## Requirements:
Everything from the first line of the data below through the line that contains "2.4, 1.9, 1.4];" should be written out exactly, please, and nothing more; the pictures stay out.

## Supplied information:
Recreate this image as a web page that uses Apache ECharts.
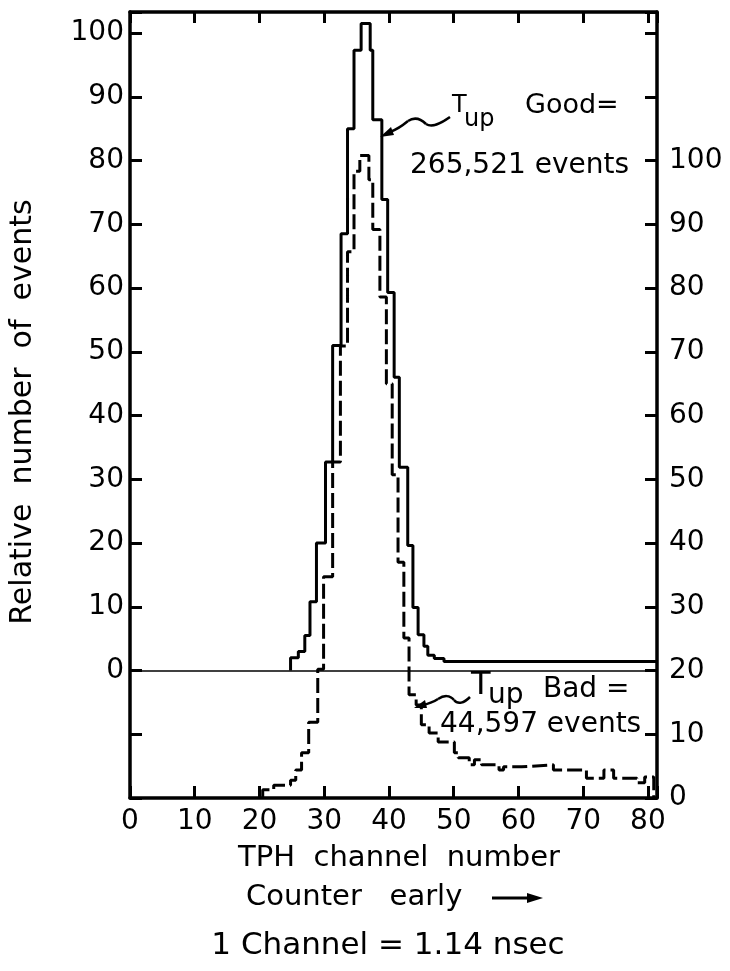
<!DOCTYPE html>
<html><head><meta charset="utf-8">
<script src="https://cdn.jsdelivr.net/npm/echarts@6/dist/echarts.min.js"></script>
<style>html,body{margin:0;padding:0;background:#fff}#c{width:730px;height:971px}</style>
</head><body><div id="c"></div>
<script>
// Tick labels
const xTickLabels = [0, 10, 20, 30, 40, 50, 60, 70, 80];
const leftTickLabels = [0, 10, 20, 30, 40, 50, 60, 70, 80, 90, 100];
const rightTickLabels = [0, 10, 20, 30, 40, 50, 60, 70, 80, 90, 100];

// T_up Good histogram (left axis): bin edges in TPH channels, heights
const goodEdges = [24.8, 26.0, 27.0, 27.8, 28.8, 30.2, 31.3, 32.6, 33.6, 34.6, 35.7, 37.1, 37.5, 38.9, 39.8, 40.8, 41.6, 42.9, 43.7, 44.5, 45.4, 46.0, 47.0, 48.5, 81.4];
const goodValues = [2, 3, 5.5, 10.8, 20, 32.7, 51, 68.5, 85, 97.3, 101.5, 97.3, 86.4, 73.9, 59.3, 46, 31.9, 19.6, 9.9, 5.6, 3.8, 2.4, 1.9, 1.4];

// T_up Bad histogram (right axis): bin edges in TPH channels, heights
const badEdges = [20.5, 22.2, 24.8, 25.6, 26.5, 27.6, 29.0, 29.9, 31.3, 32.5, 33.6, 34.6, 35.5, 36.9, 37.5, 38.6, 39.6, 40.5, 41.4, 42.3, 43.1, 44.2, 45.0, 46.2, 47.6, 50.1, 50.7, 52.4, 53.2, 54.3, 57.0, 57.7, 60.5, 65.4, 70.5, 73.2, 74.7, 78.3, 79.5, 80.9];
const badValues = [1.3, 2.0, 2.8, 4.4, 7.1, 11.9, 20.2, 34.7, 52.7, 70.9, 85.7, 98.3, 100.8, 97.0, 89.2, 78.6, 65.0, 50.7, 37.0, 25.1, 16.2, 14.6, 11.5, 10.2, 8.8, 7.1, 6.3, 5.2, 6.0, 5.2, 4.4, 4.9, 5.2, 4.4, 3.1, 4.4, 3.1, 2.4, 3.3];

function stepPoints(edges, vals, base, dropAtEnd) {
  const pts = [[edges[0], base]];
  for (let i = 0; i < vals.length; i++) {
    pts.push([edges[i], vals[i]]);
    pts.push([edges[i + 1], vals[i]]);
  }
  if (dropAtEnd) pts.push([edges[edges.length - 1], base]);
  return pts;
}

const FONT = 'DejaVu Sans';
const chart = echarts.init(document.getElementById('c'), null, {renderer: 'canvas'});

const frameLine = {show: true, onZero: false, lineStyle: {color: '#000', width: 3.5}};
const tickStyle = {color: '#000', width: 3};

function curve(x1, y1, cx1, cy1, cx2, cy2, x2, y2) {
  return {type: 'bezierCurve', shape: {x1: x1, y1: y1, cpx1: cx1, cpy1: cy1, cpx2: cx2, cpy2: cy2, x2: x2, y2: y2},
    style: {fill: 'none', stroke: '#000', lineWidth: 2.5}};
}

chart.setOption({
  animation: false,
  backgroundColor: '#fff',
  grid: {left: 130, right: 73, top: 12, bottom: 173},
  xAxis: [
    {type: 'value', position: 'bottom', min: 0, max: 81.4, interval: 10,
     axisLine: frameLine, splitLine: {show: false},
     axisTick: {show: true, inside: true, length: 12, lineStyle: tickStyle},
     axisLabel: {fontFamily: FONT, fontSize: 28, color: '#000', margin: 10,
       formatter: v => xTickLabels.includes(v) ? String(v) : ''}},
    {type: 'value', position: 'top', min: 0, max: 81.4, interval: 10,
     axisLine: frameLine, splitLine: {show: false},
     axisTick: {show: true, inside: true, length: 11, lineStyle: tickStyle},
     axisLabel: {show: false}}
  ],
  yAxis: [
    {type: 'value', position: 'left', min: -20, max: 103.3, interval: 10,
     axisLine: frameLine, splitLine: {show: false},
     axisTick: {show: true, inside: true, length: 12, lineStyle: tickStyle},
     axisLabel: {fontFamily: FONT, fontSize: 28, color: '#000', margin: 6,
       formatter: v => leftTickLabels.includes(v) ? String(v) : ''}},
    {type: 'value', position: 'right', min: 0, max: 123.3, interval: 10,
     axisLine: frameLine, splitLine: {show: false},
     axisTick: {show: true, inside: true, length: 12, lineStyle: tickStyle},
     axisLabel: {fontFamily: FONT, fontSize: 28, color: '#000', margin: 12,
       formatter: v => rightTickLabels.includes(v) ? String(v) : ''}}
  ],
  series: [
    {name: 'Tup Good', type: 'line', xAxisIndex: 0, yAxisIndex: 0,
     data: stepPoints(goodEdges, goodValues, 0, false),
     symbol: 'none', lineStyle: {color: '#000', width: 3},
     markLine: {silent: true, symbol: 'none', label: {show: false},
       lineStyle: {color: '#000', width: 1.6, type: 'solid'},
       data: [{yAxis: 0}]}},
    {name: 'Tup Bad', type: 'line', xAxisIndex: 0, yAxisIndex: 1,
     data: stepPoints(badEdges, badValues, 0, true),
     symbol: 'none', lineStyle: {color: '#000', width: 3, type: [15, 5]}}
  ],
  graphic: [
    {type: 'text', x: 23, y: 412, rotation: Math.PI / 2,
     style: {text: 'Relative  number  of  events', font: '30px "DejaVu Sans"', fill: '#000',
       textAlign: 'center', textVerticalAlign: 'middle'}},
    // Good annotation
    {type: 'text', x: 452, y: 106, style: {text: 'T', font: '24px "DejaVu Sans"', fill: '#000', textVerticalAlign: 'middle'}},
    {type: 'text', x: 464, y: 120, style: {text: 'up', font: '24px "DejaVu Sans"', fill: '#000', textVerticalAlign: 'middle'}},
    {type: 'text', x: 525, y: 106, style: {text: 'Good=', font: '27px "DejaVu Sans"', fill: '#000', textVerticalAlign: 'middle'}},
    {type: 'text', x: 410, y: 166, style: {text: '265,521 events', font: '28px "DejaVu Sans"', fill: '#000', textVerticalAlign: 'middle'}},
    curve(450, 117, 440, 124, 432, 128, 426, 124),
    curve(426, 124, 420, 118, 414, 117, 408, 121),
    curve(408, 121, 402, 126, 398, 129, 390, 132),
    {type: 'polygon', shape: {points: [[380, 137], [391, 127], [394, 135]]}, style: {fill: '#000'}},
    // Bad annotation
    {type: 'text', x: 471, y: 686, style: {text: 'T', font: '32px "DejaVu Sans"', fill: '#000', textVerticalAlign: 'middle'}},
    {type: 'text', x: 488, y: 696, style: {text: 'up', font: '28px "DejaVu Sans"', fill: '#000', textVerticalAlign: 'middle'}},
    {type: 'text', x: 543, y: 690, style: {text: 'Bad =', font: '28px "DejaVu Sans"', fill: '#000', textVerticalAlign: 'middle'}},
    {type: 'text', x: 440, y: 725, style: {text: '44,597 events', font: '28px "DejaVu Sans"', fill: '#000', textVerticalAlign: 'middle'}},
    curve(470, 697, 464, 703, 458, 705, 454, 700),
    curve(454, 700, 450, 695, 444, 695, 438, 699),
    curve(438, 699, 432, 703, 428, 704, 422, 705),
    {type: 'polygon', shape: {points: [[414, 708], [425, 700], [427, 708]]}, style: {fill: '#000'}},
    // bottom texts
    {type: 'text', x: 399, y: 858, style: {text: 'TPH  channel  number', font: '29px "DejaVu Sans"', fill: '#000', textAlign: 'center', textVerticalAlign: 'middle'}},
    {type: 'text', x: 246, y: 897, style: {text: 'Counter   early', font: '29px "DejaVu Sans"', fill: '#000', textVerticalAlign: 'middle'}},
    {type: 'line', shape: {x1: 492, y1: 898, x2: 530, y2: 898}, style: {stroke: '#000', lineWidth: 3}},
    {type: 'polygon', shape: {points: [[527, 893], [543, 898], [527, 903]]}, style: {fill: '#000'}},
    {type: 'text', x: 388, y: 946, style: {text: '1 Channel = 1.14 nsec', font: '31px "DejaVu Sans"', fill: '#000', textAlign: 'center', textVerticalAlign: 'middle'}}
  ]
});
</script>
</body></html>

## Output of the task:
Recreate this image as a web page that uses Apache ECharts.
<!DOCTYPE html>
<html><head><meta charset="utf-8">
<script src="https://cdn.jsdelivr.net/npm/echarts@6/dist/echarts.min.js"></script>
<style>html,body{margin:0;padding:0;background:#fff}#c{width:730px;height:971px}</style>
</head><body><div id="c"></div>
<script>
// Tick labels
const xTickLabels = [0, 10, 20, 30, 40, 50, 60, 70, 80];
const leftTickLabels = [0, 10, 20, 30, 40, 50, 60, 70, 80, 90, 100];
const rightTickLabels = [0, 10, 20, 30, 40, 50, 60, 70, 80, 90, 100];

// T_up Good histogram (left axis): bin edges in TPH channels, heights
const goodEdges = [24.8, 26.0, 27.0, 27.8, 28.8, 30.2, 31.3, 32.6, 33.6, 34.6, 35.7, 37.1, 37.5, 38.9, 39.8, 40.8, 41.6, 42.9, 43.7, 44.5, 45.4, 46.0, 47.0, 48.5, 81.4];
const goodValues = [2, 3, 5.5, 10.8, 20, 32.7, 51, 68.5, 85, 97.3, 101.5, 97.3, 86.4, 73.9, 59.3, 46, 31.9, 19.6, 9.9, 5.6, 3.8, 2.4, 1.9, 1.4];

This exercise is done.